## Start

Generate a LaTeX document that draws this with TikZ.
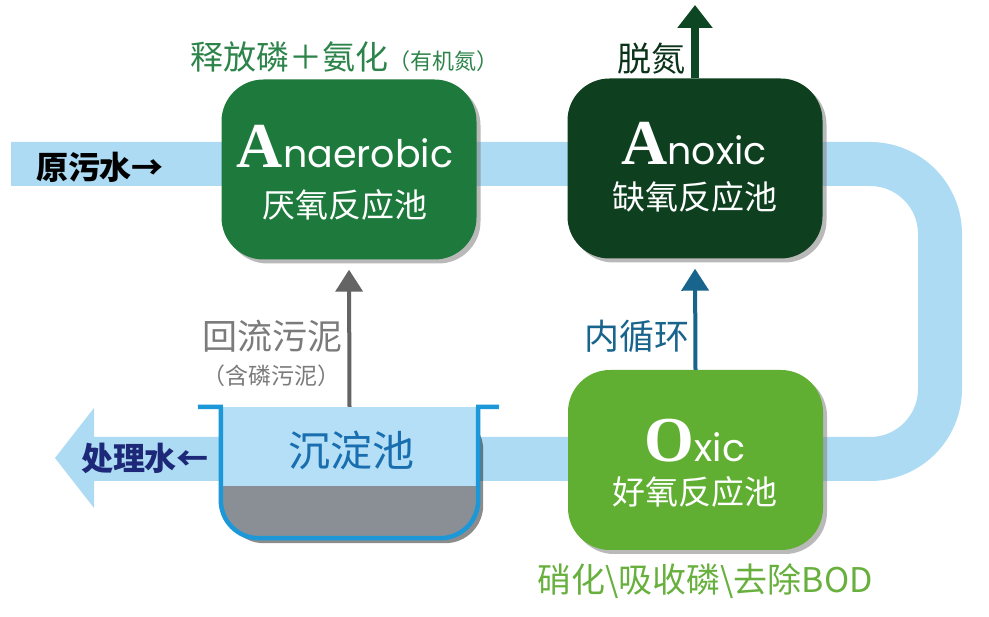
\documentclass[tikz,border=0pt]{standalone}
\usepackage{fontspec}
\setmainfont{Liberation Serif}
\newfontfamily\cjk{Noto Sans CJK SC}
\newfontfamily\geo{Poppins}
\usepackage{tikz}
\usetikzlibrary{arrows.meta,shadows,positioning}

\definecolor{pipeblue}{RGB}{172,219,243}
\definecolor{tankwater}{RGB}{180,223,246}
\definecolor{tankrim}{RGB}{28,152,216}
\definecolor{sludge}{RGB}{138,143,150}
\definecolor{anagreen}{RGB}{29,122,60}
\definecolor{anoxgreen}{RGB}{14,64,32}
\definecolor{oxgreen}{RGB}{96,175,50}
\definecolor{releasegreen}{RGB}{44,132,74}
\definecolor{oxtext}{RGB}{104,176,62}
\definecolor{ventgreen}{RGB}{12,70,35}
\definecolor{innerblue}{RGB}{25,100,140}
\definecolor{returngray}{RGB}{100,100,100}
\definecolor{tanktext}{RGB}{25,110,175}
\definecolor{effluentblue}{RGB}{30,40,120}

\newcommand\setsz[1]{\fontsize{#1}{#1}\selectfont}
\newcommand\poolinitial[1]{{\rmfamily\bfseries\setsz{64pt}#1}}

\begin{document}
\begin{tikzpicture}[x=1pt,y=-1pt,
    pool/.style={rounded corners=42pt,minimum width=255pt,minimum height=180pt,inner sep=0pt,
        drop shadow={shadow xshift=4pt,shadow yshift=-4pt,opacity=.55}},
    pooltitle/.style={anchor=base,text=white,inner sep=0pt,font=\geo\setsz{38pt}},
    poolsub/.style={text=white,inner sep=0pt,font=\cjk\setsz{33pt}},
    label/.style={inner sep=0pt,font=\cjk\setsz{#1}},
    pipe/.style={pipeblue,line width=44pt,rounded corners=70pt},
    tankline/.style={tankrim,line width=4.5pt},
    lift/.style={line width=#1,-{Triangle[width=27pt,length=22pt]},shorten >=10pt}
  ]
    \fill[white] (0,0) rectangle (989,617);
    \useasboundingbox (0,0) rectangle (989,617);

    % 水流管道
    \coordinate (inlet) at (11,164);
    \coordinate (outlet) at (93,459);
    \draw[pipe] (inlet) -| (940,459) -- (outlet);
    \fill[pipeblue] (outlet) ++(1,-51) -- ++(-39,50) -- ++(39,50) -- cycle;

    % 三个反应池
    \node[pool,fill=anagreen] (ana) at (349,169.5) {};
    \node[pool,fill=anoxgreen] (anox) at (695,168.5) {};
    \node[pool,fill=oxgreen] (ox) at (695.5,460) {};

    \node[pooltitle] (anatitle) at (345,168) {\poolinitial{A}naerobic};
    \node[poolsub] (anasub) at (345,205) {厌氧反应池};
    \node[pooltitle] (anoxtitle) at (694,165) {\poolinitial{A}noxic};
    \node[poolsub] (anoxsub) at (695,197) {缺氧反应池};
    \node[pooltitle] (oxtitle) at (695,462) {\poolinitial{O}xic};
    \node[poolsub] (oxsub) at (695,492) {好氧反应池};

    % 沉淀池
    \node[minimum width=257pt,minimum height=131pt,inner sep=0pt] (tank) at (349.5,472.5) {};
    \fill[black,opacity=.45,rounded corners=38pt] ([shift={(5,5)}]tank.north west) -- ([shift={(5,5)}]tank.south west)
        -- ([shift={(5,5)}]tank.south east) -- ([shift={(5,5)}]tank.north east) -- cycle;
    \fill[tankwater] (tank.north west) rectangle (478,487);
    \begin{scope}
        \clip (221,487) rectangle (478,545);
        \fill[sludge,rounded corners=38pt] (tank.north west) rectangle (tank.south east);
    \end{scope}
    \draw[tankline,rounded corners=38pt] (tank.north west) -- (tank.south west) -- (tank.south east) -- (tank.north east);
    \draw[tankline] (198,407) -- ([xshift=2pt]tank.north west);
    \draw[tankline] ([xshift=-2pt]tank.north east) -- (499,407);
    \node[label=42pt,text=tanktext] (tanklbl) at (351,450) {沉淀池};

    % 回流与内循环
    \draw[lift=4pt,returngray] (tank.north) -- (ana.south);
    \draw[lift=4pt,innerblue] (ox.north) -- (anox.south);
    \coordinate (vent) at (695,5);
    \draw[ventgreen,line width=8pt,-{Triangle[width=34pt,length=23pt]}] (anox.north) -- (vent);

    \node[label=33pt,text=releasegreen,anchor=base west] (release) at (190,70)
        {释放磷＋氨化{\setsz{22pt}（有机氮）}};
    \node[label=34pt,text=anoxgreen!80!black] (denit) at (651,59) {脱氮};
    \node[label=32pt,font=\cjk\bfseries\setsz{32pt}] (inflow) at (100,167) {原污水→};
    \node[label=32pt,font=\cjk\bfseries\setsz{32pt},text=effluentblue] (effluent) at (145,458) {处理水←};
    \node[label=35pt,text=returngray!85!white] (returnlbl) at (272,336) {回流污泥};
    \node[label=23pt,text=returngray!85!white] (returnnote) at (271,376) {（含磷污泥）};
    \node[label=35pt,text=innerblue] (innerlbl) at (637,336) {内循环};
    \node[label=34pt,text=oxtext] (oxlbl) at (705,581) {硝化\textbackslash 吸收磷\textbackslash 去除BOD};
\end{tikzpicture}
\end{document}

## End

__TASK GOAL__
Without including any pictures, print all of the material exactly as given.

__RESULT FOR THIS EXERCISE__
Generate a LaTeX document that draws this with TikZ.
\documentclass[tikz,border=0pt]{standalone}
\usepackage{fontspec}
\setmainfont{Liberation Serif}
\newfontfamily\cjk{Noto Sans CJK SC}
\newfontfamily\geo{Poppins}
\usepackage{tikz}
\usetikzlibrary{arrows.meta,shadows,positioning}

\definecolor{pipeblue}{RGB}{172,219,243}
\definecolor{tankwater}{RGB}{180,223,246}
\definecolor{tankrim}{RGB}{28,152,216}
\definecolor{sludge}{RGB}{138,143,150}
\definecolor{anagreen}{RGB}{29,122,60}
\definecolor{anoxgreen}{RGB}{14,64,32}
\definecolor{oxgreen}{RGB}{96,175,50}
\definecolor{releasegreen}{RGB}{44,132,74}
\definecolor{oxtext}{RGB}{104,176,62}
\definecolor{ventgreen}{RGB}{12,70,35}
\definecolor{innerblue}{RGB}{25,100,140}
\definecolor{returngray}{RGB}{100,100,100}
\definecolor{tanktext}{RGB}{25,110,175}
\definecolor{effluentblue}{RGB}{30,40,120}

\newcommand\setsz[1]{\fontsize{#1}{#1}\selectfont}
\newcommand\poolinitial[1]{{\rmfamily\bfseries\setsz{64pt}#1}}

\begin{document}
\begin{tikzpicture}[x=1pt,y=-1pt,
    pool/.style={rounded corners=42pt,minimum width=255pt,minimum height=180pt,inner sep=0pt,
        drop shadow={shadow xshift=4pt,shadow yshift=-4pt,opacity=.55}},
    pooltitle/.style={anchor=base,text=white,inner sep=0pt,font=\geo\setsz{38pt}},
    poolsub/.style={text=white,inner sep=0pt,font=\cjk\setsz{33pt}},
    label/.style={inner sep=0pt,font=\cjk\setsz{#1}},
    pipe/.style={pipeblue,line width=44pt,rounded corners=70pt},
    tankline/.style={tankrim,line width=4.5pt},
    lift/.style={line width=#1,-{Triangle[width=27pt,length=22pt]},shorten >=10pt}
  ]
    \fill[white] (0,0) rectangle (989,617);
    \useasboundingbox (0,0) rectangle (989,617);

    % 水流管道
    \coordinate (inlet) at (11,164);
    \coordinate (outlet) at (93,459);
    \draw[pipe] (inlet) -| (940,459) -- (outlet);
    \fill[pipeblue] (outlet) ++(1,-51) -- ++(-39,50) -- ++(39,50) -- cycle;

    % 三个反应池
    \node[pool,fill=anagreen] (ana) at (349,169.5) {};
    \node[pool,fill=anoxgreen] (anox) at (695,168.5) {};
    \node[pool,fill=oxgreen] (ox) at (695.5,460) {};

    \node[pooltitle] (anatitle) at (345,168) {\poolinitial{A}naerobic};
    \node[poolsub] (anasub) at (345,205) {厌氧反应池};
    \node[pooltitle] (anoxtitle) at (694,165) {\poolinitial{A}noxic};
    \node[poolsub] (anoxsub) at (695,197) {缺氧反应池};
    \node[pooltitle] (oxtitle) at (695,462) {\poolinitial{O}xic};
    \node[poolsub] (oxsub) at (695,492) {好氧反应池};

    % 沉淀池
    \node[minimum width=257pt,minimum height=131pt,inner sep=0pt] (tank) at (349.5,472.5) {};
    \fill[black,opacity=.45,rounded corners=38pt] ([shift={(5,5)}]tank.north west) -- ([shift={(5,5)}]tank.south west)
        -- ([shift={(5,5)}]tank.south east) -- ([shift={(5,5)}]tank.north east) -- cycle;
    \fill[tankwater] (tank.north west) rectangle (478,487);
    \begin{scope}
        \clip (221,487) rectangle (478,545);
        \fill[sludge,rounded corners=38pt] (tank.north west) rectangle (tank.south east);
    \end{scope}
    \draw[tankline,rounded corners=38pt] (tank.north west) -- (tank.south west) -- (tank.south east) -- (tank.north east);
    \draw[tankline] (198,407) -- ([xshift=2pt]tank.north west);
    \draw[tankline] ([xshift=-2pt]tank.north east) -- (499,407);
    \node[label=42pt,text=tanktext] (tanklbl) at (351,450) {沉淀池};

    % 回流与内循环
    \draw[lift=4pt,returngray] (tank.north) -- (ana.south);
    \draw[lift=4pt,innerblue] (ox.north) -- (anox.south);
    \coordinate (vent) at (695,5);
    \draw[ventgreen,line width=8pt,-{Triangle[width=34pt,length=23pt]}] (anox.north) -- (vent);

    \node[label=33pt,text=releasegreen,anchor=base west] (release) at (190,70)
        {释放磷＋氨化{\setsz{22pt}（有机氮）}};
    \node[label=34pt,text=anoxgreen!80!black] (denit) at (651,59) {脱氮};
    \node[label=32pt,font=\cjk\bfseries\setsz{32pt}] (inflow) at (100,167) {原污水→};
    \node[label=32pt,font=\cjk\bfseries\setsz{32pt},text=effluentblue] (effluent) at (145,458) {处理水←};
    \node[label=35pt,text=returngray!85!white] (returnlbl) at (272,336) {回流污泥};
    \node[label=23pt,text=returngray!85!white] (returnnote) at (271,376) {（含磷污泥）};
    \node[label=35pt,text=innerblue] (innerlbl) at (637,336) {内循环};
    \node[label=34pt,text=oxtext] (oxlbl) at (705,581) {硝化\textbackslash 吸收磷\textbackslash 去除BOD};
\end{tikzpicture}
\end{document}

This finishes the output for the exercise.